The 21-year-old is not alone. Many students graduating from high school and college will no longer be eligible for medical coverage under their parents' plans.
Usually, once children are 18 and not in college full-time, they lose coverage under their family's employer-sponsored group plan. Rarely, do they seek coverage on their own.
The wake-up call does not come until the first major accident or illness, and the prohibitive costs that accompany those.
But it is an unnecessary gamble. Options exist to bridge the medical insurance gap between graduation and the first job. Some are affordable; others cost more. The trick is knowing what you need and where to find it.

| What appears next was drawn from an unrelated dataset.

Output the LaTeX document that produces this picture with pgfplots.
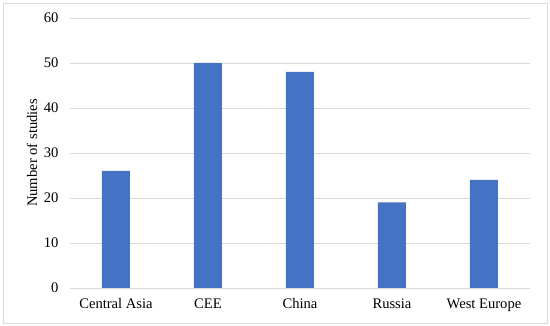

“Graduates are worried about their future,” says David Andrews, vice president of product management for Assurant Health. “But health insurance is the part that gets left behind.”
Mason falls under that category.
He graduated from high school three years ago and went to work for Albertson's. He says steep union fees prompted him to quit the $8.39-an-hour job that came with a benefits package.

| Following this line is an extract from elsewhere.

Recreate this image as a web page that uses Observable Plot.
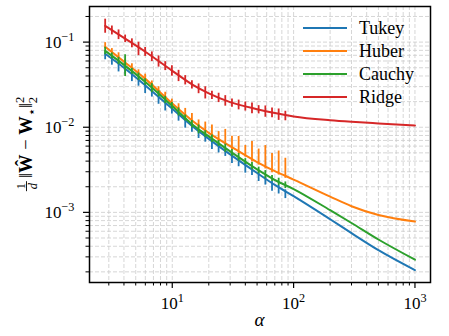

Now, he lives with his mother. This summer, he hopes to take an art class at Diablo Valley College. He has a job application pending at Mervyn's.

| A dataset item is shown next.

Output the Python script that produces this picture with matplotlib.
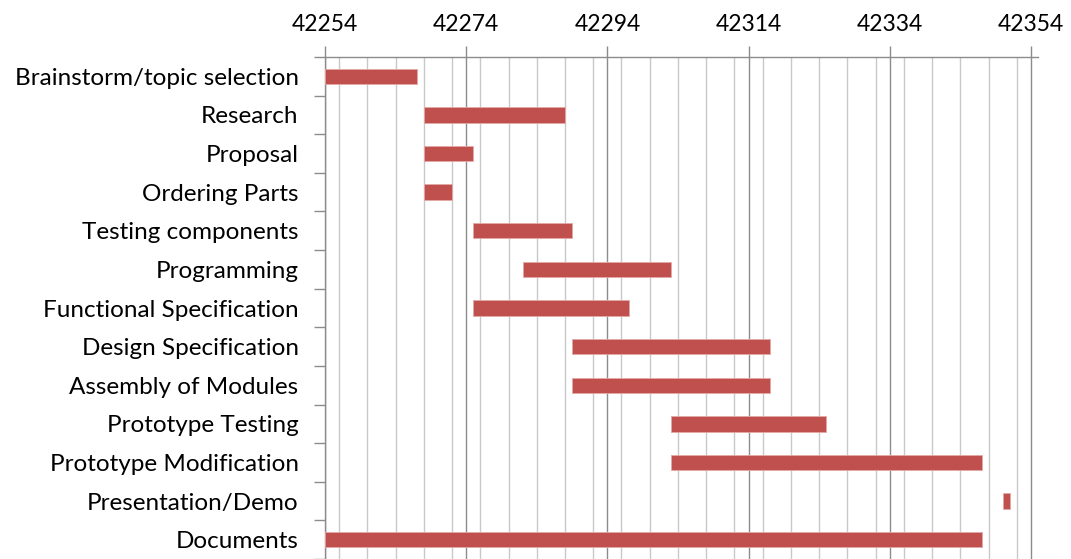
import matplotlib.pyplot as plt
from matplotlib.ticker import MultipleLocator, FixedLocator

tasks = [
    "Brainstorm/topic selection", "Research", "Proposal", "Ordering Parts",
    "Testing components", "Programming", "Functional Specification",
    "Design Specification", "Assembly of Modules", "Prototype Testing",
    "Prototype Modification", "Presentation/Demo", "Documents",
]
start_day = [42254, 42268, 42268, 42268, 42275, 42282, 42275,
             42289, 42289, 42303, 42303, 42350, 42254]
duration = [13, 20, 7, 4, 14, 21, 22, 28, 28, 22, 44, 1, 93]
x_ticks = [42254, 42274, 42294, 42314, 42334, 42354]

plt.rcParams['font.family'] = ['Lato', 'DejaVu Sans']

fig = plt.figure(figsize=(10.71, 5.59), dpi=100)
ax = fig.add_axes([325 / 1071, 0.0, 713 / 1071, 1 - 57 / 559])

rows = list(range(len(tasks)))
ax.barh(rows, duration, left=start_day, height=0.4,
        color='#C0504D', edgecolor='#E3A9A7', linewidth=0.6, zorder=3)

ax.set_xlim(42254, 42355)
ax.set_ylim(len(tasks) - 0.5, -0.5)

# value axis on top, every 20 days labelled, grid every 4 days
ax.xaxis.tick_top()
ax.xaxis.set_major_locator(FixedLocator(x_ticks))
ax.xaxis.set_minor_locator(MultipleLocator(4))
ax.grid(which='major', axis='x', color='#8C8C8C', linewidth=1.0, zorder=1)
ax.grid(which='minor', axis='x', color='#C8C8C8', linewidth=1.0, zorder=1)
ax.tick_params(axis='x', which='major', length=8, width=1.0, color='#8C8C8C',
               labelsize=16.5, pad=8)
ax.tick_params(axis='x', which='minor', length=0)

# category labels, ticks drawn between rows
ax.set_yticks(rows)
ax.set_yticklabels(tasks)
ax.yaxis.set_minor_locator(FixedLocator([r + 0.5 for r in range(-1, len(tasks))]))
ax.tick_params(axis='y', which='major', length=0, labelsize=17.5, pad=19)
ax.tick_params(axis='y', which='minor', length=8, width=1.0, color='#8C8C8C')

for side in ['right', 'bottom']:
    ax.spines[side].set_visible(False)
for side in ['left', 'top']:
    ax.spines[side].set_color('#8C8C8C')
    ax.spines[side].set_linewidth(1.0)

fig.savefig("out.png", dpi=100)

Urgent dental care, such as his chipped tooth, would be covered by most medical insurance plans. But Mason lives with the pain because he has more pressing concerns.
“Not having benefits, yeah, it's tough,” he says. “I used to skateboard all the time. Now, I worry about breaking my leg and having to go to the hospital. You got to be careful when you don't have health benefits, but I've got bigger worries. I need a job to pay my bills. That's how I got to spend my time – finding a job.”
Most of the options for students depend on a their health and living circumstances. Here are a few examples:
COBRA: Best for graduates with a pre-existing health condition, especially one requiring regular treatment. It extends the coverage provided by their parents' medical plan for a period of time, usually six months. However, individuals may have to pay the entire premium, meaning this option could cost $300 to $500 a month.
Temporary/short-term : Covers most graduates, whether remaining in state or traveling, but only for a short period of time, usually no more than 18 months. It is the best option for graduates with imminent employment or for those facing a waiting period before their employer's plan takes effect. Rates range from $46 to $138, depending on the deductible and coverage.
Long-term: Available to almost anyone in good health. It is best for individuals who expect to be unemployed, self-employed or without medical benefits for 18 months or longer. Rates depend on the plan selected. Plans costing $65 to $100 a month usually mean high deductibles and co-pays. To lower those, individuals will pay a much higher monthly premium, ranging from $150 to $200.
Picking an option usually comes down to what is affordable.
The hard part is knowing where to find those options.
In 2005, American Independence Corp. targeted parents of graduates with its short-term insurance, provided through Healthegrad.com. This year, after polling 1,300 college students on six campuses, the company is marketing directly to graduates through e-mails and advertising.
“We discovered that 88 percent of students are concerned about losing medical insurance and 74 percent are interested in finding a solution for themselves,” says David Ketting, the company's co-chief operating officer. “The interest is there. Now, we have to find a way to get them the information they need.”